Don’t get caught up on the term “disaster” and believe it has to be major incident. A disaster can be your entire network crashes and your employees can no longer work for the day (or longer). With a disaster recovery plan, your employees can continue to work by using the mirrored system. With your employees set, your IT works on fixing the problem with the original network.

Backup vs Disaster Recovery: How To Upgrade

While a backup is important, your company should upgrade to a disaster recovery plan to insure full protection. The first step is storing your backups off-site. You can do this through a cloud hosted backup or by storing your secondary copies in another location away from your servers. We recommend using a cloud backup system as it is the most reliable solution and easy to access. It has been reported by Gartner that 50% of all tape backups fail to restore.

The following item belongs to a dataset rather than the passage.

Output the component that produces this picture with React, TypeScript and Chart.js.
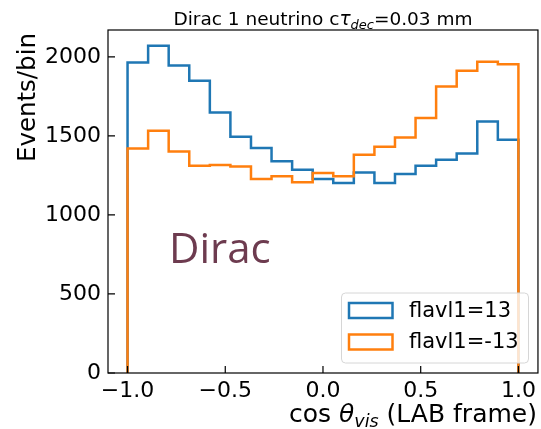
import React, { useEffect, useRef } from "react";
import { Chart, registerables } from "chart.js";

Chart.register(...registerables);

// 19 bins between -1 and 1
const binEdges = [
  -1, -0.8947, -0.7895, -0.6842, -0.5789, -0.4737, -0.3684, -0.2632, -0.1579, -0.0526,
  0.0526, 0.1579, 0.2632, 0.3684, 0.4737, 0.5789, 0.6842, 0.7895, 0.8947, 1,
];
const flavl1Plus13 = [
  1964, 2070, 1945, 1849, 1648, 1495, 1423, 1339, 1286, 1227, 1202, 1269, 1202, 1259, 1311,
  1349, 1389, 1591, 1476,
];
const flavl1Minus13 = [
  1421, 1533, 1402, 1311, 1316, 1307, 1227, 1244, 1206, 1265, 1244, 1380, 1431, 1490, 1613,
  1813, 1912, 1969, 1954,
];
const seriesLabels = ["flavl1=13", "flavl1=-13"];
const xTickValues = [-1.0, -0.5, 0.0, 0.5, 1.0];
const yTickValues = [0, 500, 1000, 1500, 2000];

const BLUE = "#1f77b4";
const ORANGE = "#ff7f0e";
const FONT = '"DejaVu Sans"';

function stepPoints(vals: number[]) {
  const last = binEdges.length - 1;
  const pts: { x: number; y: number }[] = [{ x: binEdges[0], y: 0 }];
  vals.forEach((v, i) => pts.push({ x: binEdges[i], y: v }));
  pts.push({ x: binEdges[last], y: vals[vals.length - 1] });
  pts.push({ x: binEdges[last], y: 0 });
  return pts;
}

type Run = { text: string; font: string; dy?: number };

function drawRuns(ctx: CanvasRenderingContext2D, runs: Run[], x: number, y: number, align: string) {
  let total = 0;
  const widths: number[] = [];
  for (const r of runs) {
    ctx.font = r.font;
    const w = ctx.measureText(r.text).width;
    widths.push(w);
    total += w;
  }
  let cx = align === "center" ? x - total / 2 : align === "right" ? x - total : x;
  ctx.textAlign = "left";
  ctx.textBaseline = "alphabetic";
  runs.forEach((r, i) => {
    ctx.font = r.font;
    ctx.fillText(r.text, cx, y + (r.dy || 0));
    cx += widths[i];
  });
}

const decorPlugin = {
  id: "decor",
  afterDraw(chart: any) {
    const ctx: CanvasRenderingContext2D = chart.ctx;
    const { left, right, top, bottom } = chart.chartArea;
    const xs = chart.scales.x;
    const ys = chart.scales.y;
    ctx.save();
    // frame
    ctx.strokeStyle = "#000";
    ctx.lineWidth = 1.2;
    ctx.strokeRect(left, top, right - left, bottom - top);
    // inward ticks
    ctx.beginPath();
    for (const v of yTickValues) {
      const p = ys.getPixelForValue(v);
      ctx.moveTo(left, p);
      ctx.lineTo(left + 7, p);
    }
    for (const v of xTickValues) {
      const p = xs.getPixelForValue(v);
      ctx.moveTo(p, bottom);
      ctx.lineTo(p, bottom - 7);
    }
    ctx.stroke();

    ctx.fillStyle = "#000";
    // title
    const cx = (left + right) / 2;
    drawRuns(
      ctx,
      [
        { text: "Dirac 1 neutrino c", font: `18.5px ${FONT}` },
        { text: "τ", font: `italic 18.5px ${FONT}` },
        { text: "dec", font: `italic 13px ${FONT}`, dy: 4 },
        { text: "=0.03 mm", font: `18.5px ${FONT}` },
      ],
      cx,
      24.5,
      "center"
    );
    // x label
    drawRuns(
      ctx,
      [
        { text: "cos ", font: `25px ${FONT}` },
        { text: "θ", font: `italic 25px ${FONT}` },
        { text: "vis", font: `italic 17.5px ${FONT}`, dy: 5 },
        { text: " (LAB frame)", font: `25px ${FONT}` },
      ],
      right - 1,
      421.5,
      "right"
    );
    // y label
    ctx.save();
    ctx.translate(35, top + 3);
    ctx.rotate(-Math.PI / 2);
    ctx.font = `24.5px ${FONT}`;
    ctx.textAlign = "right";
    ctx.textBaseline = "alphabetic";
    ctx.fillText("Events/bin", 0, 0);
    ctx.restore();

    // Dirac annotation
    ctx.fillStyle = "#6d3b4f";
    ctx.font = `42px "Open Sans"`;
    ctx.textAlign = "left";
    ctx.textBaseline = "alphabetic";
    ctx.fillText("Dirac", 169, 263);

    // legend
    const lx = 341.5, ly = 293, lw = 187, lh = 70;
    ctx.beginPath();
    const r = 4;
    ctx.moveTo(lx + r, ly);
    ctx.arcTo(lx + lw, ly, lx + lw, ly + lh, r);
    ctx.arcTo(lx + lw, ly + lh, lx, ly + lh, r);
    ctx.arcTo(lx, ly + lh, lx, ly, r);
    ctx.arcTo(lx, ly, lx + lw, ly, r);
    ctx.closePath();
    ctx.fillStyle = "rgba(255,255,255,0.8)";
    ctx.fill();
    ctx.strokeStyle = "#d6d6d6";
    ctx.lineWidth = 1;
    ctx.stroke();
    const colors = [BLUE, ORANGE];
    const rowY = [310.5, 342];
    seriesLabels.forEach((lab, i) => {
      ctx.strokeStyle = colors[i];
      ctx.lineWidth = 2.5;
      ctx.strokeRect(349, rowY[i] - 7.5, 43.5, 15);
      ctx.fillStyle = "#000";
      ctx.font = `21px ${FONT}`;
      ctx.textAlign = "left";
      ctx.textBaseline = "middle";
      ctx.fillText(lab, 409, rowY[i] + 1);
    });
    ctx.restore();
  },
};

const fmtX = (v: number) => v.toFixed(1).replace("-", "\u2212");

export default function App() {
  const ref = useRef<HTMLCanvasElement | null>(null);
  useEffect(() => {
    if (!ref.current) return;
    const chart = new Chart(ref.current, {
      type: "line",
      data: {
        datasets: [
          {
            label: seriesLabels[0],
            data: stepPoints(flavl1Plus13),
            borderColor: BLUE,
            borderWidth: 2.5,
            pointRadius: 0,
            fill: false,
            stepped: "before",
            order: 1,
          },
          {
            label: seriesLabels[1],
            data: stepPoints(flavl1Minus13),
            borderColor: ORANGE,
            borderWidth: 2.5,
            pointRadius: 0,
            fill: false,
            stepped: "before",
            order: 0,
          },
        ],
      },
      options: {
        animation: false,
        responsive: false,
        events: [],
        layout: { padding: { top: 30, right: 2, left: 0, bottom: 0 } },
        plugins: { legend: { display: false }, tooltip: { enabled: false }, title: { display: false } },
        scales: {
          x: {
            type: "linear",
            min: -1.1,
            max: 1.1,
            grid: { display: false, drawTicks: false },
            border: { display: false },
            afterBuildTicks: (s: any) => {
              s.ticks = xTickValues.map((v) => ({ value: v }));
            },
            afterFit: (s: any) => {
              s.height = 56;
            },
            ticks: {
              autoSkip: false,
              maxRotation: 0,
              padding: 5,
              color: "#000",
              font: { family: "DejaVu Sans", size: 22 },
              callback: (v: any) => fmtX(Number(v)),
            },
          },
          y: {
            type: "linear",
            min: 0,
            max: 2170,
            grid: { display: false, drawTicks: false },
            border: { display: false },
            afterBuildTicks: (s: any) => {
              s.ticks = yTickValues.map((v) => ({ value: v }));
            },
            afterFit: (s: any) => {
              s.width = 108;
            },
            ticks: {
              padding: 7,
              color: "#000",
              font: { family: "DejaVu Sans", size: 22 },
              callback: (v: any) => String(v),
            },
          },
        },
      },
      plugins: [decorPlugin],
    });
    return () => chart.destroy();
  }, []);
  return (
    <div style={{ position: "absolute", left: 0, top: 0, width: 541, height: 429, background: "#fff" }}>
      <canvas ref={ref} width={541} height={429} style={{ width: 541, height: 429 }} />
    </div>
  );
}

In the case of a disaster time is critical. Therefore, the major advantage of a disaster recovery plan is that it images your disk drives and servers. With a mirror of your system, you are able to recover faster and not wait for data to be copied. Virtual servers with the correct disaster recovery installed can be restored within an hour, if not minutes.

As always, test and check your backup system on a regular basis to insure it is working. Also test if your data can be easily transferred quickly and accurately. Run through test scenarios to ensure everything is working properly. If it is not, then take the time to fix it before a real emergency happens. Now that you have the details of backup vs disaster recovery you can make an informed decision for your company.